La Terre est envahie, dépêchons-nous de rien foutre.
Tout le film voit les protagonistes se livrer à une sorte de concours de crétinerie et d’illogisme, consistant à voir qui prendra face aux deux aliens la décision la plus stupide et la plus dangereuse ; sachant évidemment que si les habitants du bled prenaient la seule décision à peu près sensée, à savoir déguerpir aussitôt le plus loin possible, hé ben y’aurait pu de film. Un petit peu d’originalité, avec l’alliance entre les habitants et une mini-communauté de rednecks d’extrême-droite surarmés, ne vient pas sauver le film de l’idiotie galopante ; si la forme suivait, le film pourrait encore sauver l’honneur, mais il n’en est rien : correctement photographié (avec un peu d’indulgence, on se croirait presque dans un Michael Bay), « Alien vs Hunter » est tout simplement filmé avec les pieds, la caméra passant son temps à cadrer de traviole et à couper le haut de la tête des comédiens. Le seul à bénéficier de cette semi-décapitation est encore le Predator, que le réalisateur peut ainsi éviter de nous montrer dans l’intégralité de son ridicule (on voit moins qu’il a un chapeau chinois).
Quelques-uns des multiples cadrages « coupe-crânes ».
Mais restez dans le cadre, bon Dieu !
Le montage est à peu près aussi calamiteux, échouant à donner le moindre dynamisme à des scènes d’action dont certaines sont si mal foutues que l’on se croirait presque en présence d’un projet amateur. Un petit bon point pour les comédiens, qui réussissent à faire à peu près bien leur boulot dans un contexte pas franchement idéal : on distinguera entre autres la présence de William Katt (ex-jeune premier des années 1970, vu entre autres dans « Carrie », et depuis dans une kyrielle de séries télé) et de Dedee Pfeiffer, surtout connue pour être la sœur cadette de Michelle Pfeiffer (les gars de The Asylum sont si émus d’avoir une sœur de vedette qu’ils commettent l’exploit de faire une faute à son nom sur l’affiche : bravo, les mecs).
Dedee Pfeiffer.
William Katt et le redneck en chef.
Non mais franchement, vous voyez ce mec semer la terreur dans l’univers ?

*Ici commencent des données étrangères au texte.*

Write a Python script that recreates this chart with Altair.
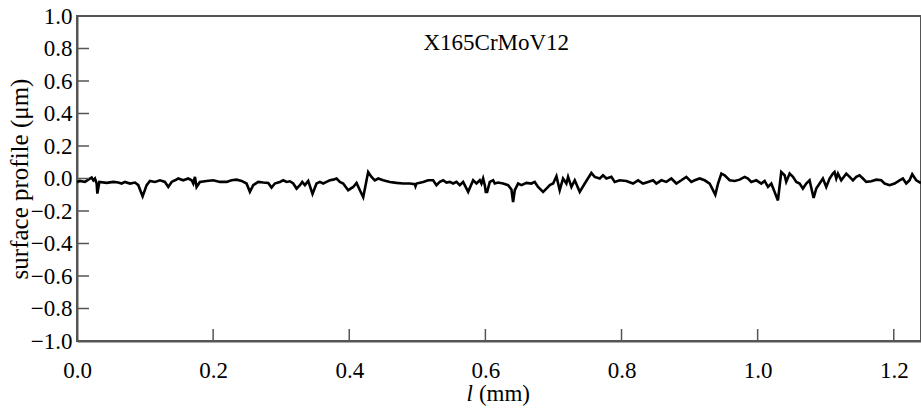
import altair as alt
import pandas as pd

# ---- data ----
l_mm = [
    0.0, 0.0044, 0.0117, 0.0166, 0.0215, 0.024, 0.0264, 0.0289, 0.0299, 0.0328,
    0.0436, 0.0534, 0.0607, 0.0656, 0.0705, 0.0778, 0.0852, 0.0901, 0.0964, 0.1023,
    0.1072, 0.1145, 0.1219, 0.1292, 0.1341, 0.139, 0.1439, 0.1488, 0.1561, 0.1635,
    0.1684, 0.1708, 0.1733, 0.1757, 0.1806, 0.1904, 0.2002, 0.21, 0.2198, 0.2271,
    0.2345, 0.2418, 0.2491, 0.254, 0.2589, 0.2663, 0.2736, 0.281, 0.2858, 0.2907,
    0.2932, 0.2981, 0.303, 0.3079, 0.3128, 0.3177, 0.3226, 0.3275, 0.3309, 0.3348,
    0.3397, 0.346, 0.3519, 0.3568, 0.3617, 0.3666, 0.3715, 0.3764, 0.3813, 0.3862,
    0.3911, 0.3984, 0.4058, 0.4107, 0.4156, 0.4205, 0.4254, 0.4278, 0.4327, 0.4376,
    0.4425, 0.4498, 0.4596, 0.4694, 0.4792, 0.489, 0.4963, 0.4973, 0.4988, 0.5086,
    0.5159, 0.5232, 0.5281, 0.533, 0.5379, 0.5428, 0.5477, 0.5526, 0.5575, 0.5624,
    0.5673, 0.5747, 0.582, 0.5869, 0.5918, 0.5942, 0.5967, 0.5991, 0.6006, 0.6026,
    0.6065, 0.6114, 0.6138, 0.6187, 0.6261, 0.6334, 0.6383, 0.6407, 0.6432, 0.6481,
    0.653, 0.6603, 0.6676, 0.6725, 0.6774, 0.6848, 0.6897, 0.6946, 0.6995, 0.7044,
    0.7092, 0.7141, 0.719, 0.7215, 0.7264, 0.7313, 0.7386, 0.746, 0.7557, 0.7606,
    0.768, 0.7729, 0.7778, 0.7851, 0.79, 0.7973, 0.8071, 0.8169, 0.8243, 0.8316,
    0.839, 0.8463, 0.8512, 0.8586, 0.8659, 0.8732, 0.8806, 0.8879, 0.8952, 0.9026,
    0.9075, 0.9148, 0.9222, 0.9295, 0.9344, 0.9378, 0.9418, 0.9467, 0.9515, 0.9589,
    0.9662, 0.9736, 0.9809, 0.9858, 0.9907, 0.998, 1.0054, 1.0103, 1.0152, 1.0201,
    1.0298, 1.0347, 1.0396, 1.042, 1.047, 1.0519, 1.0568, 1.0617, 1.0665, 1.0714,
    1.0763, 1.0822, 1.0861, 1.091, 1.0959, 1.1008, 1.1057, 1.1106, 1.113, 1.1155,
    1.118, 1.1228, 1.1302, 1.1351, 1.14, 1.1449, 1.1498, 1.1547, 1.1596, 1.1669,
    1.1743, 1.1816, 1.1865, 1.1938, 1.2012, 1.2085, 1.2134, 1.2183, 1.2232, 1.2271,
    1.233, 1.24,
]
profile_um = [
    -0.021, -0.015, -0.021, -0.007, 0.006, -0.011, 0.000, -0.031, -0.093, -0.021,
    -0.027, -0.021, -0.025, -0.031, -0.021, -0.031, -0.025, -0.041, -0.110, -0.041,
    -0.015, -0.021, -0.011, -0.021, -0.052, -0.021, -0.011, 0.000, -0.011, 0.000,
    -0.011, -0.031, 0.010, -0.052, -0.021, -0.015, -0.011, -0.021, -0.021, -0.011,
    -0.007, -0.015, -0.031, -0.082, -0.041, -0.021, -0.025, -0.027, -0.056, -0.031,
    -0.027, -0.021, -0.011, -0.021, -0.017, -0.031, -0.062, -0.041, -0.021, -0.041,
    -0.015, -0.095, -0.031, -0.021, -0.031, -0.021, -0.011, -0.007, 0.000, -0.021,
    -0.031, -0.072, -0.052, -0.027, -0.072, -0.115, -0.011, 0.040, 0.010, -0.011,
    0.000, -0.011, -0.021, -0.027, -0.031, -0.031, -0.035, -0.048, -0.031, -0.021,
    -0.011, -0.011, -0.041, -0.021, -0.011, -0.025, -0.021, -0.031, -0.021, -0.041,
    -0.021, -0.082, -0.011, -0.031, -0.011, -0.031, 0.000, -0.041, -0.082, -0.082,
    -0.021, -0.011, -0.031, -0.025, -0.031, -0.041, -0.068, -0.145, -0.072, -0.031,
    -0.041, -0.027, -0.031, -0.021, -0.052, -0.082, -0.062, -0.041, -0.031, 0.014,
    -0.072, 0.000, -0.031, 0.010, -0.052, -0.011, -0.082, -0.031, 0.034, 0.010,
    0.000, 0.020, 0.000, 0.010, -0.021, -0.011, -0.015, -0.031, -0.011, -0.031,
    -0.021, -0.011, -0.031, -0.011, -0.021, 0.000, -0.031, -0.011, 0.010, -0.021,
    -0.011, 0.000, -0.011, -0.031, -0.072, -0.100, -0.031, 0.030, 0.020, -0.011,
    -0.015, -0.007, 0.010, 0.000, -0.021, -0.011, -0.031, -0.015, -0.052, -0.031,
    -0.135, 0.040, 0.020, -0.021, 0.030, 0.010, -0.021, -0.031, -0.062, -0.031,
    -0.011, -0.120, -0.062, -0.031, 0.000, -0.052, 0.000, 0.030, 0.040, 0.000,
    0.030, -0.011, 0.030, 0.010, -0.011, 0.010, 0.020, 0.000, -0.021, -0.017,
    -0.007, -0.011, -0.031, -0.041, -0.031, -0.011, 0.000, -0.031, -0.011, 0.026,
    -0.011, -0.028,
]

x_label_values = [0.0, 0.2, 0.4, 0.6, 0.8, 1.0, 1.2]
y_label_values = [-1.0, -0.8, -0.6, -0.4, -0.2, 0.0, 0.2, 0.4, 0.6, 0.8, 1.0]
x_tick_values = [0.2, 0.4, 0.6, 0.8, 1.0, 1.2]
y_tick_values = [-0.8, -0.6, -0.4, -0.2, 0.0, 0.2, 0.4, 0.6, 0.8]

X_DOMAIN = [0.0, 1.24]
Y_DOMAIN = [-1.0, 1.0]

W, H = 844, 325
FONT = "Liberation Serif"
FS = 23
GRAY = "#555555"

# inward tick lengths (12 px) expressed in data units
X_TICK_LEN = 12 / H * (Y_DOMAIN[1] - Y_DOMAIN[0])
Y_TICK_LEN = 12 / W * (X_DOMAIN[1] - X_DOMAIN[0])

df = pd.DataFrame({"l": l_mm, "p": profile_um, "i": list(range(len(l_mm)))})

xs = alt.Scale(domain=X_DOMAIN, nice=False, zero=False)
ys = alt.Scale(domain=Y_DOMAIN, nice=False, zero=False)

x_axis = alt.Axis(
    values=x_label_values, format=".1f", title=None, ticks=False, tickSize=0,
    labelPadding=18, labelFlush=False, labelOverlap=False,
    labelFont=FONT, labelFontSize=FS, labelColor="black")
y_axis = alt.Axis(
    values=y_label_values, format=".1f", title="surface profile (μm)",
    ticks=False, tickSize=0, labelPadding=5, labelOverlap=False,
    labelFont=FONT, labelFontSize=FS, labelColor="black",
    titleFont=FONT, titleColor="black", titleFontWeight="normal",
    titleX=-58, titleY=H / 2, titleAngle=-90, titleBaseline="middle",
    titleAlign="center", titleFontSize=25, labelFlush=False)

line = alt.Chart(df).mark_line(color="black", strokeWidth=2.6, clip=True).encode(
    x=alt.X("l:Q", scale=xs, axis=x_axis),
    y=alt.Y("p:Q", scale=ys, axis=y_axis),
    order="i:Q",
)

xt = pd.DataFrame({"v": x_tick_values, "y0": [Y_DOMAIN[0]] * len(x_tick_values),
                   "y1": [Y_DOMAIN[0] + X_TICK_LEN] * len(x_tick_values)})
x_ticks = alt.Chart(xt).mark_rule(color=GRAY, strokeWidth=1.5).encode(
    x=alt.X("v:Q", scale=xs, axis=x_axis), y=alt.Y("y0:Q", scale=ys, axis=y_axis),
    y2="y1:Q")

yt = pd.DataFrame({"v": y_tick_values, "x0": [X_DOMAIN[0]] * len(y_tick_values),
                   "x1": [X_DOMAIN[0] + Y_TICK_LEN] * len(y_tick_values)})
y_ticks = alt.Chart(yt).mark_rule(color=GRAY, strokeWidth=1.5).encode(
    y=alt.Y("v:Q", scale=ys, axis=y_axis), x=alt.X("x0:Q", scale=xs, axis=x_axis),
    x2="x1:Q")

# annotations (data coordinates)
title_df = pd.DataFrame({"x": [0.616], "y": [0.792], "t": ["X165CrMoV12"]})
title_txt = alt.Chart(title_df).mark_text(
    font=FONT, fontSize=FS, color="black", align="center", baseline="alphabetic"
).encode(x=alt.X("x:Q", scale=xs, axis=x_axis), y=alt.Y("y:Q", scale=ys, axis=y_axis),
         text="t:N")

xl_df = pd.DataFrame({"x": [0.577], "y": [-1.327], "t": ["l"]})
xl_txt = alt.Chart(xl_df).mark_text(
    font=FONT, fontSize=FS, fontStyle="italic", color="black", align="center",
    baseline="middle", clip=False
).encode(x=alt.X("x:Q", scale=xs, axis=x_axis), y=alt.Y("y:Q", scale=ys, axis=y_axis),
         text="t:N")

xu_df = pd.DataFrame({"x": [0.628], "y": [-1.327], "t": ["(mm)"]})
xu_txt = alt.Chart(xu_df).mark_text(
    font=FONT, fontSize=FS, color="black", align="center", baseline="middle",
    clip=False
).encode(x=alt.X("x:Q", scale=xs, axis=x_axis), y=alt.Y("y:Q", scale=ys, axis=y_axis),
         text="t:N")

chart = alt.layer(line, x_ticks, y_ticks, title_txt, xl_txt, xu_txt).properties(
    width=W, height=H,
    autosize=alt.AutoSizeParams(type="none"),
    padding={"left": 77, "top": 16, "right": 0, "bottom": 68},
    background="white",
).configure_view(
    stroke=GRAY, strokeWidth=2
).configure_axis(
    domainColor=GRAY, domainWidth=2, grid=False, labelOverlap=False,
    labelFont=FONT, labelFontSize=FS, labelColor="black",
    titleFont=FONT, titleFontSize=FS, titleColor="black", titleFontWeight="normal",
)

chart.save("out.html", embed_options={"renderer": "svg", "actions": False})
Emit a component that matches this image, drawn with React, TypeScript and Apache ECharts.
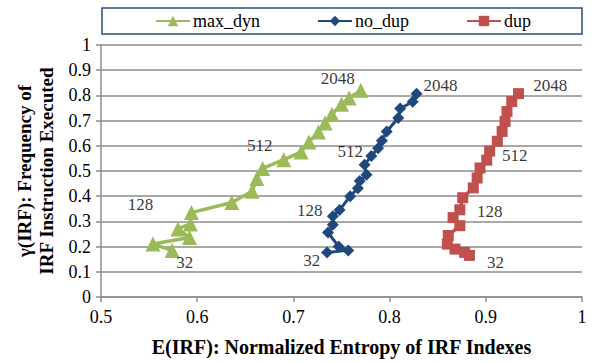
import React, { useEffect, useRef } from "react";
import * as echarts from "echarts";

const maxDynX = [0.574, 0.554, 0.592, 0.58, 0.593, 0.594, 0.636, 0.657, 0.662, 0.668, 0.69, 0.708, 0.716, 0.726, 0.733, 0.74, 0.75, 0.758, 0.77];
const maxDynY = [0.185, 0.21, 0.236, 0.27, 0.29, 0.335, 0.375, 0.42, 0.47, 0.51, 0.545, 0.575, 0.615, 0.655, 0.69, 0.725, 0.765, 0.79, 0.82];

const noDupX = [0.735, 0.757, 0.747, 0.736, 0.741, 0.741, 0.748, 0.759, 0.767, 0.769, 0.776, 0.774, 0.781, 0.788, 0.792, 0.797, 0.809, 0.811, 0.824, 0.828];
const noDupY = [0.177, 0.185, 0.2, 0.256, 0.287, 0.32, 0.345, 0.4, 0.432, 0.46, 0.485, 0.525, 0.56, 0.59, 0.62, 0.657, 0.71, 0.748, 0.775, 0.807];

const dupX = [0.883, 0.878, 0.868, 0.86, 0.861, 0.873, 0.866, 0.873, 0.876, 0.887, 0.891, 0.894, 0.901, 0.904, 0.912, 0.917, 0.92, 0.922, 0.927, 0.934];
const dupY = [0.165, 0.177, 0.19, 0.21, 0.244, 0.283, 0.315, 0.346, 0.394, 0.433, 0.472, 0.512, 0.543, 0.579, 0.618, 0.657, 0.697, 0.736, 0.776, 0.807];

const sizeLabels = ["32", "128", "512", "2048"];
const maxDynLabelX = [0.587, 0.541, 0.665, 0.746];
const maxDynLabelY = [0.138, 0.366, 0.602, 0.866];
const noDupLabelX = [0.719, 0.717, 0.759, 0.853];
const noDupLabelY = [0.146, 0.343, 0.579, 0.839];
const dupLabelX = [0.91, 0.904, 0.93, 0.967];
const dupLabelY = [0.138, 0.339, 0.563, 0.839];

const xTicks = [0.5, 0.6, 0.7, 0.8, 0.9, 1];

const zip = (xs: number[], ys: number[]) => xs.map((x, i) => [x, ys[i]]);

const FONT = "Liberation Serif";

export default function App() {
  const ref = useRef<HTMLDivElement>(null);
  useEffect(() => {
    if (!ref.current) return;
    const chart = echarts.init(ref.current, undefined, { renderer: "svg" });
    const labelSeries = (xs: number[], ys: number[]) => ({
      type: "scatter",
      symbolSize: 0,
      silent: true,
      legendHoverLink: false,
      data: xs.map((x, i) => ({ value: [x, ys[i]], name: sizeLabels[i] })),
      label: {
        show: true,
        position: "inside",
        formatter: (p: any) => p.name,
        color: "#000",
        fontFamily: FONT,
        fontSize: 17,
      },
      z: 5,
    });
    chart.setOption({
      animation: false,
      textStyle: { fontFamily: FONT },
      graphic: [
        {
          type: "rect",
          shape: { x: 102, y: 8, width: 480, height: 26 },
          style: { fill: "#fff", stroke: "#2a4f80", lineWidth: 1.5 },
          z: -1,
        },
      ],
      legend: {
        top: 12,
        left: 155,
        padding: 0,
        itemGap: 57,
        itemWidth: 34,
        itemHeight: 13,
        textStyle: { fontFamily: FONT, fontSize: 18, color: "#000", padding: [0, 0, 0, -2] },
        data: ["max_dyn", "no_dup", "dup"],
      },
      grid: { left: 101, right: 13, top: 45, bottom: 62 },
      xAxis: {
        type: "value",
        min: 0.5,
        max: 1,
        interval: 0.1,
        name: "E(IRF): Normalized Entropy of IRF Indexes",
        nameLocation: "middle",
        nameGap: 40,
        nameTextStyle: { fontFamily: FONT, fontSize: 20, fontWeight: "bold", color: "#000" },
        axisLine: { show: true, lineStyle: { color: "#8c8c8c", width: 1.5 } },
        axisTick: { show: true, length: 5, lineStyle: { color: "#8c8c8c", width: 1.5 } },
        axisLabel: {
          fontFamily: FONT,
          fontSize: 18,
          color: "#000",
          margin: 11,
          formatter: (v: number) => {
            const t = xTicks.find((k) => Math.abs(k - v) < 1e-6);
            return t === undefined ? "" : String(t);
          },
        },
        splitLine: { show: false },
      },
      yAxis: {
        type: "value",
        min: 0,
        max: 1,
        interval: 0.1,
        name: "γ(IRF): Frequency of\nIRF Instruction Executed",
        nameLocation: "middle",
        nameGap: 33,
        nameTextStyle: { fontFamily: FONT, fontSize: 19, fontWeight: "bold", color: "#000", lineHeight: 22 },
        axisLine: { show: true, lineStyle: { color: "#8c8c8c", width: 1.5 } },
        axisTick: { show: true, length: 5, lineStyle: { color: "#8c8c8c", width: 1.5 } },
        axisLabel: {
          fontFamily: FONT,
          fontSize: 18,
          color: "#000",
          margin: 10,
          formatter: (v: number) => String(Math.round(v * 10) / 10),
        },
        splitLine: { show: true, lineStyle: { color: "#8c8c8c", width: 1.5 } },
      },
      series: [
        {
          name: "max_dyn",
          type: "line",
          data: zip(maxDynX, maxDynY),
          symbol: "triangle",
          symbolSize: 15,
          lineStyle: { color: "#9bbb59", width: 3.5 },
          itemStyle: { color: "#9bbb59" },
          z: 3,
        },
        {
          name: "no_dup",
          type: "line",
          data: zip(noDupX, noDupY),
          symbol: "diamond",
          symbolSize: 12,
          lineStyle: { color: "#1f497d", width: 3 },
          itemStyle: { color: "#1f497d" },
          z: 3,
        },
        {
          name: "dup",
          type: "line",
          data: zip(dupX, dupY),
          symbol: "rect",
          symbolSize: 11,
          lineStyle: { color: "#c0504d", width: 3.5 },
          itemStyle: { color: "#c0504d" },
          z: 3,
        },
        labelSeries(maxDynLabelX, maxDynLabelY),
        labelSeries(noDupLabelX, noDupLabelY),
        labelSeries(dupLabelX, dupLabelY),
      ],
    });
    return () => chart.dispose();
  }, []);
  return <div ref={ref} style={{ width: 595, height: 362, position: "absolute", left: 0, top: 0, background: "#fff" }} />;
}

A la différence de certaines productions The Asylum, qui manquent quelque peu de rythme et de charme, ou de « Transmorphers », qui enquillait pas mal de scènes de blabla avant de nous offrir ses merveilleux effets spéciaux à deux balles, « Alien vs Hunter » se distingue par une action assez rondement menée, qui ne laisse en tout cas pas trop le temps de s’ennuyer, jusqu’à une fin littéralement incompréhensible et ahurissante d’absurdité. Production idéale pour un marché du DVD à bas prix, « Alien vs Hunter » est le type même de film que l’on peut regarder d’un œil distrait en repassant son linge, sans rien trouver à y redire, mais qui fournissent du bon matériel pour les collectionneurs d’idioties. A voir sans attendre le nanar du siècle, mais pour se vider gentiment le cerveau.
Seigneur, nous avons trouvé le laboratoire où The Asylum conçoit ses scénarios ! Ah mon Dieu, c’est horrible, il y a du jus de navet partout !
ALIEN VS HUNTER
Titre alternatif : AVH
Année : 2007
Durée : 1h25
Pays : Etats-Unis
Réalisateur : Scott Harper
Genre : Photocopie de resucée
Catégorie : Rencontre du troisième type
Avec :
Cote de rareté : 4/exotique
Sorti à la fin 2007 aux Etats-Unis, le film est encore inédit en France, mais pourrait bien surgir un de ces jours dans les bacs à DVD pas chers.